Xiaomi opens free aerodynamic retrofit for SU7 Ultra hood owners after months of backlash
Xiaomi has begun offering a free aerodynamic hardware upgrade for SU7 Ultra owners who chose the optional carbon-fiber dual-duct hood, marking the company’s clearest response yet to criticism that the part’s vents were more cosmetic than functional. Appointments for the retrofit opened on March 10, 2026, and the service adds internal aerodynamic vanes inside the hood ducts to improve airflow management at speed.
Xiaomi’s SU7 Ultra hood gets internal vanes
The upgrade targets the optional hood package on the high-performance SU7 Ultra and changes the ducting from the inside. According to the reported service description, the new vanes work with the car’s active intake grille and are intended to regulate airflow more precisely during Track Mode or above 150 km/h. Xiaomi says the modification improves downforce, although it also increases energy consumption slightly.
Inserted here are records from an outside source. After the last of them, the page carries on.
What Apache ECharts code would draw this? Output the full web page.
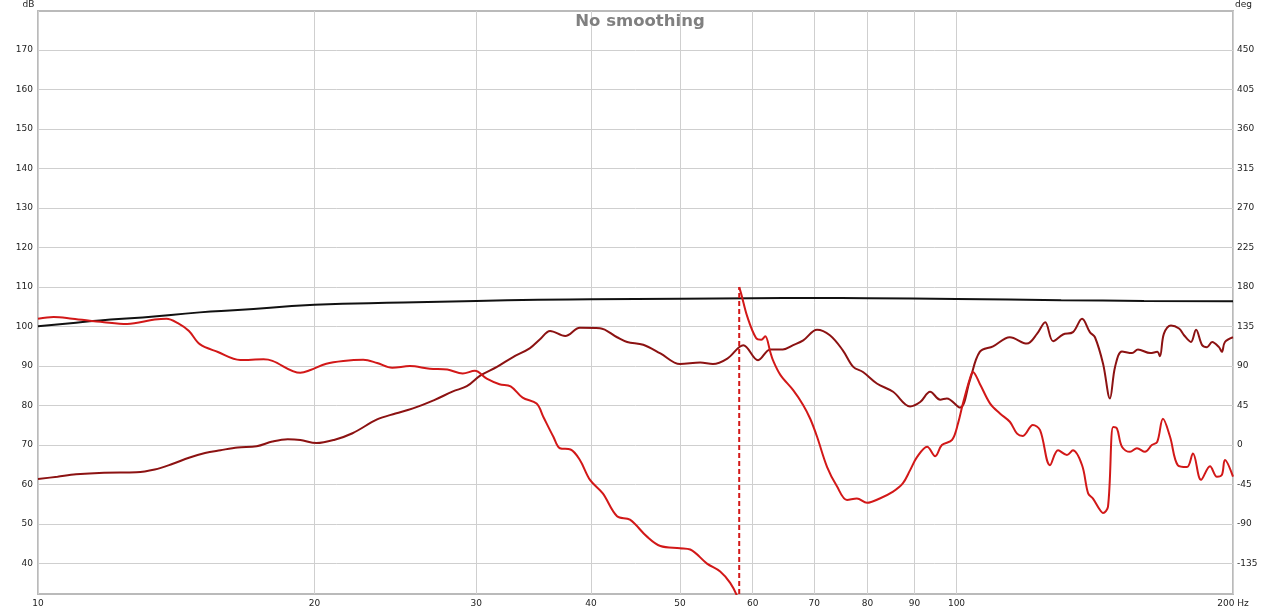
<!DOCTYPE html>
<html><head><meta charset="utf-8">
<script src="https://cdn.jsdelivr.net/npm/echarts@6/dist/echarts.min.js"></script>
<style>html,body{margin:0;padding:0;background:#fff}#c{width:1280px;height:611px}</style>
</head><body><div id="c"></div>
<script>
// ---- Data ----
const xTicks = [10, 20, 30, 40, 50, 60, 70, 80, 90, 100, 200];
const dbTicks = [40, 50, 60, 70, 80, 90, 100, 110, 120, 130, 140, 150, 160, 170];
const degTicks = [-135, -90, -45, 0, 45, 90, 135, 180, 225, 270, 315, 360, 405, 450];

// Black reference curve (dB)
const refFreq = [10, 11, 12, 13, 15, 16.5, 20, 25, 30, 35, 40, 50, 60, 70, 80, 100, 130, 160, 200];
const refDb   = [100.1, 101.0, 101.8, 102.3, 103.6, 104.2, 105.5, 106.1, 106.5, 106.8, 106.9, 107.05, 107.2, 107.25, 107.2, 107.0, 106.7, 106.5, 106.4];

// SPL curve, dark red (dB)
const splFreq = [10, 10.5, 11, 11.8, 12.8, 13.4, 14.0, 14.6, 15.2, 15.8, 16.5, 17.3, 18.0, 18.7, 19.3, 20.1, 21.0, 22.0, 23.4, 24.5, 25.6, 27.0, 28.3, 29.3, 30.3, 31.6, 32.9, 34.3, 35.2, 36.1, 37.5, 38.9, 40.9, 42.7, 43.8, 45.6, 47.6, 50, 52.6, 54.3, 56.3, 58.6, 60.8, 62.7, 64.7, 66.4, 68.1, 70.5, 72.8, 75.2, 77.2, 79.1, 81.9, 85.3, 89.0, 91.3, 93.6, 96.0, 97.6, 100.9, 103.4, 106, 109.6, 114.3, 119.3, 122.4, 124.9, 127.4, 130.6, 133.9, 137, 139.7, 141.5, 144.4, 146.9, 148.8, 151.4, 155.3, 157.6, 162.5, 165.4, 166.5, 168.2, 171.2, 174.7, 176.9, 180, 182.3, 185.1, 187.4, 189.8, 193.1, 194.5, 196, 200];
const splDb   = [61.4, 62.0, 62.6, 63.0, 63.1, 63.8, 65.2, 66.8, 68.0, 68.7, 69.4, 69.7, 70.9, 71.5, 71.3, 70.5, 71.3, 73.0, 76.5, 78.0, 79.3, 81.4, 83.6, 84.9, 87.6, 89.8, 92.3, 94.5, 96.8, 98.9, 97.6, 99.7, 99.6, 97.3, 96.1, 95.4, 93.2, 90.5, 90.9, 90.5, 91.9, 95.3, 91.5, 94.2, 94.2, 95.3, 96.5, 99.2, 97.8, 94.0, 89.8, 88.5, 85.6, 83.5, 79.8, 80.9, 83.5, 81.5, 81.8, 79.5, 86.4, 93.6, 95.0, 97.3, 95.7, 98.2, 101.1, 96.3, 98.0, 98.6, 102.0, 98.6, 97.3, 90.6, 81.8, 89.8, 93.7, 93.3, 94.2, 93.3, 93.6, 92.5, 98.2, 100.3, 99.5, 97.8, 96.1, 99.2, 95.3, 94.8, 96.1, 94.8, 93.6, 96.1, 97.3];

// Phase, bright red (deg), before and after the wrap at 58 Hz
const phaseFreqA = [10, 10.4, 10.9, 11.8, 12.5, 13.4, 13.8, 14.2, 14.6, 15.0, 15.7, 16.6, 17.6, 18.0, 19.3, 19.8, 20.6, 21.5, 22.6, 23.4, 24.3, 25.4, 26.7, 27.9, 29.0, 29.9, 30.8, 31.8, 32.7, 33.7, 34.9, 35.5, 36.4, 37.0, 38.0, 38.9, 39.9, 41.2, 42.7, 44.1, 46.0, 47.6, 50, 51.3, 53.5, 55.3, 56.7, 57.7, 57.95];
const phaseDegA  = [144, 146, 144, 140, 138, 143, 144, 139, 130, 115, 106, 97, 97.7, 96, 82.4, 85.5, 92.7, 95.9, 97.2, 93.6, 88.2, 90, 86.9, 86, 81.5, 84.6, 75.6, 69.3, 67, 54, 47.3, 32, 9.5, -3.6, -5, -17, -39.6, -55, -81, -85, -104, -115, -117.5, -119, -135, -144, -157, -172, -180];
const phaseFreqB = [58.0, 58.3, 59.2, 60.5, 61.3, 61.9, 62.7, 63.1, 64.3, 66.4, 68.1, 69.3, 70.5, 72.3, 74.1, 76.0, 77.9, 79.9, 82.5, 85.3, 87.4, 89, 90.6, 92.9, 94.8, 96.4, 98.9, 100.4, 101.6, 103.4, 104.2, 106, 108.8, 111.5, 114.3, 116.4, 118.1, 121.1, 123.3, 126.4, 129, 131.9, 133.9, 137, 139.1, 140.8, 143.3, 144.4, 146.2, 148.1, 149.5, 151.4, 154.5, 157.2, 160.4, 163.2, 165.4, 167.8, 170.8, 174.2, 178.2, 180.9, 184.6, 188.8, 192.1, 194.5, 196, 200];
const phaseDegB  = [180, 172, 146, 122, 120, 124, 106, 97, 80, 62.6, 45.5, 30, 9.5, -25, -47, -62.6, -60.8, -65.7, -60.8, -53, -43.7, -28.8, -13.5, -1.8, -12.6, 0, 6, 25, 47, 75.6, 83.3, 70, 47.3, 36, 26.6, 13, 10.4, 23, 17, -23, -6, -11.3, -6, -23, -55, -61, -74, -77.4, -70, 20.7, 19, -1.8, -7.7, -3.6, -7.7, 0, 3.6, 30, 9.5, -23, -25, -9.5, -39.6, -24, -36, -34, -17, -36];

// Phase wrap marker
const wrapFreq = 58.0;
const wrapDegTop = 180;

// ---- Chart ----
const DB_MIN = 32.3, DB_MAX = 179.9;
const DEG_MIN = DB_MIN * 4.5 - 315, DEG_MAX = DB_MAX * 4.5 - 315;
const font = 'DejaVu Sans, Verdana, sans-serif';
const zip = (a, b) => a.map((v, i) => [v, b[i]]);
const phaseData = zip(phaseFreqA, phaseDegA).concat([[57.98, '-']], zip(phaseFreqB, phaseDegB));

const chart = echarts.init(document.getElementById('c'));
chart.setOption({
  animation: false,
  backgroundColor: '#fff',
  title: {
    text: 'No smoothing', left: 'center', top: 13, padding: 0,
    textStyle: { fontFamily: font, fontSize: 16.5, fontWeight: 'bold', color: '#808080' }
  },
  grid: { left: 38, right: 47, top: 11, bottom: 17, show: true, borderColor: '#bababa', borderWidth: 2 },
  xAxis: {
    type: 'log', logBase: 10, min: 10, max: 200,
    axisLine: { show: false },
    axisTick: { show: false, customValues: xTicks },
    axisLabel: {
      customValues: xTicks, margin: 5, fontSize: 9, fontFamily: font, color: '#222',
      formatter: v => (Math.abs(v - 200) < 1e-6 ? '200 Hz' : String(Math.round(v)))
    },
    splitLine: { show: true, lineStyle: { color: '#cfcfcf', width: 1 } },
    minorTick: { show: false }, minorSplitLine: { show: false }
  },
  yAxis: [
    {
      type: 'value', min: DB_MIN, max: DB_MAX, position: 'left',
      axisLine: { show: false },
      axisTick: { show: false, customValues: dbTicks },
      axisLabel: { customValues: dbTicks, margin: 5, fontSize: 9, fontFamily: font, color: '#222' },
      splitLine: { show: true, lineStyle: { color: '#cfcfcf', width: 1 } }
    },
    {
      type: 'value', min: DEG_MIN, max: DEG_MAX, position: 'right',
      axisLine: { show: false },
      axisTick: { show: false, customValues: degTicks },
      axisLabel: { customValues: degTicks, margin: 4, fontSize: 9, fontFamily: font, color: '#222' },
      splitLine: { show: false }
    }
  ],
  graphic: [
    { type: 'text', x: 28.5, y: 5, style: { text: 'dB', font: '9px ' + font, fill: '#222', textAlign: 'center', textVerticalAlign: 'middle' } },
    { type: 'text', x: 1243.5, y: 5, style: { text: 'deg', font: '9px ' + font, fill: '#222', textAlign: 'center', textVerticalAlign: 'middle' } }
  ],
  series: [
    {
      name: 'ref', type: 'line', yAxisIndex: 0, data: zip(refFreq, refDb), smooth: true,
      showSymbol: false, lineStyle: { color: '#111', width: 2 }, z: 3
    },
    {
      name: 'SPL', type: 'line', yAxisIndex: 0, data: zip(splFreq, splDb), smooth: 0.35,
      showSymbol: false, lineStyle: { color: '#8c1212', width: 2 }, z: 4
    },
    {
      name: 'Phase', type: 'line', yAxisIndex: 1, data: phaseData, smooth: 0.35,
      showSymbol: false, connectNulls: false, lineStyle: { color: '#d21818', width: 2 }, z: 5
    },
    {
      name: 'wrap', type: 'line', yAxisIndex: 1, data: [[wrapFreq, DEG_MIN], [wrapFreq, wrapDegTop]],
      showSymbol: false, lineStyle: { color: '#d21818', width: 2, type: [5, 3] }, z: 5
    }
  ]
});
</script></body></html>
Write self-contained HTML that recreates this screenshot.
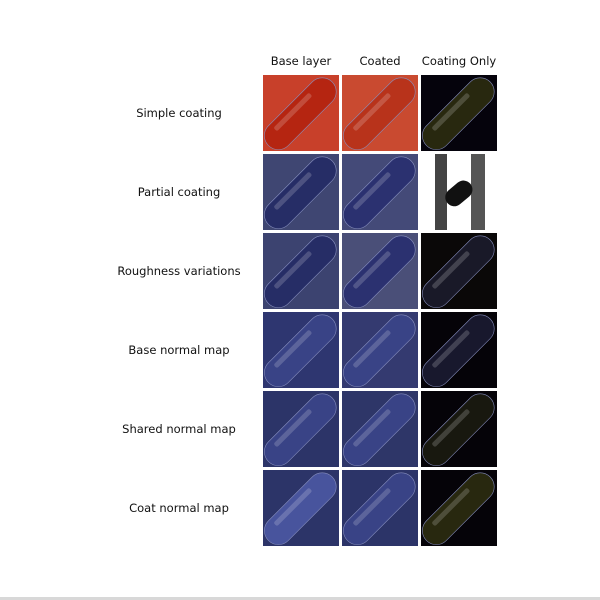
<!DOCTYPE html>
<html><head><meta charset="utf-8"><style>
body{margin:0;background:#fff;width:600px;height:600px;overflow:hidden;position:relative;font-family:"DejaVu Sans","Liberation Sans",sans-serif;}
.ct{position:absolute;top:54px;font-size:11.5px;color:#111;text-align:center;width:90px;}
.rl{position:absolute;left:100px;width:158px;text-align:center;font-size:11.5px;color:#111;}
.cell{position:absolute;width:76px;height:76px;overflow:hidden;}
</style></head><body>
<div class="ct" style="left:256px">Base layer</div>
<div class="ct" style="left:335px">Coated</div>
<div class="ct" style="left:414px">Coating Only</div>
<div id="grid"></div>
<div style="position:absolute;left:0;top:597px;width:600px;height:3px;background:#d8d8d8"></div>
<script>
const rows=["Simple coating","Partial coating","Roughness variations","Base normal map","Shared normal map","Coat normal map"];
const bgs=[["#c8402a","#c94a30","#05030c"],["#3f4672","#444a78","#ffffff"],["#3c4370","#4a4f78","#0a0808"],["#2e3670","#343a70","#050308"],["#2c3468","#2e3668","#050308"],["#2c3468","#2c3468","#050308"]];
const fg=[["#b52410","#b8321a","#2a2a10"],["#252c66","#2a3070","#222"],["#252c66","#2a3070","#1a1a2a"],["#3a4488","#3a4488","#1a1a30"],["#3a4488","#3a4488","#1a1a10"],["#4a56a0","#3a4488","#2a2a10"]];
const xs=[263,342,421],ys=[75,154,233,312,391,470];
const g=document.getElementById('grid');
rows.forEach((r,i)=>{
 const l=document.createElement('div');l.className='rl';l.style.top=(ys[i]+31)+'px';l.textContent=r;
 
 
 g.appendChild(l);
 for(let j=0;j<3;j++){
  const c=document.createElement('div');c.className='cell';
  c.style.left=xs[j]+'px';c.style.top=ys[i]+'px';c.style.background=bgs[i][j];
  
  
  let inner='';
  if(i==1&&j==2){inner='<rect x="14" y="0" width="12" height="76" fill="#444"/><rect x="50" y="0" width="14" height="76" fill="#555"/><g transform="rotate(-40 38 38)"><rect x="22" y="30" width="30" height="18" rx="9" fill="#111"/></g>';}
  else{inner='<g transform="rotate(-45 38 38)"><rect x="-8" y="24" width="90" height="28" rx="14" fill="'+fg[i][j]+'" stroke="#8890c0" stroke-width="0.6" opacity="0.95"/><rect x="8" y="29" width="50" height="5" rx="2" fill="#ffffff" opacity="0.18"/></g>';}
  c.innerHTML='<svg width="76" height="76">'+inner+'</svg>';
  g.appendChild(c);
 }
});
</script>
</body></html>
Owners who have completed the work report that the added hardware is visible inside the hood’s scoop area. The installation takes about two to three hours and is being offered without charge to eligible customers through official service channels.
A technical fix for a trust problem
The retrofit follows months of dispute over the hood’s original design. After the SU7 Ultra launched in 2025, some owners argued that the 42,000 yuan optional carbon-fiber hood did not deliver the performance effect suggested by Xiaomi’s marketing, setting off complaints and legal action. By adding real airflow hardware after delivery, Xiaomi is effectively trying to close the gap between the option’s branding and its physical function.
That matters because the SU7 Ultra sits at the top end of Xiaomi’s EV lineup and depends on credibility as much as outright performance. For a halo model, especially one sold with track-oriented hardware claims, small mismatches between marketing language and engineering reality can become a commercial problem as quickly as a product issue.
Why the update matters beyond one option package
The SU7 Ultra is still positioned as Xiaomi’s most aggressive electric sedan, with a tri-motor all-wheel-drive layout and a price point that places it in the premium performance segment. A free retrofit does not change the car’s core architecture, but it does show Xiaomi is willing to support hardware after sale in a way that looks closer to iterative consumer-electronics service than traditional automotive product management.
That approach may help Xiaomi limit damage from the hood controversy while keeping the car’s performance image intact. It also gives the company a practical way to demonstrate that track-oriented aero claims are backed by visible engineering, not just styling.
For SU7 Ultra owners, the result is simple: a contested option has become a real aerodynamic part, installed after the fact and meant to perform as advertised.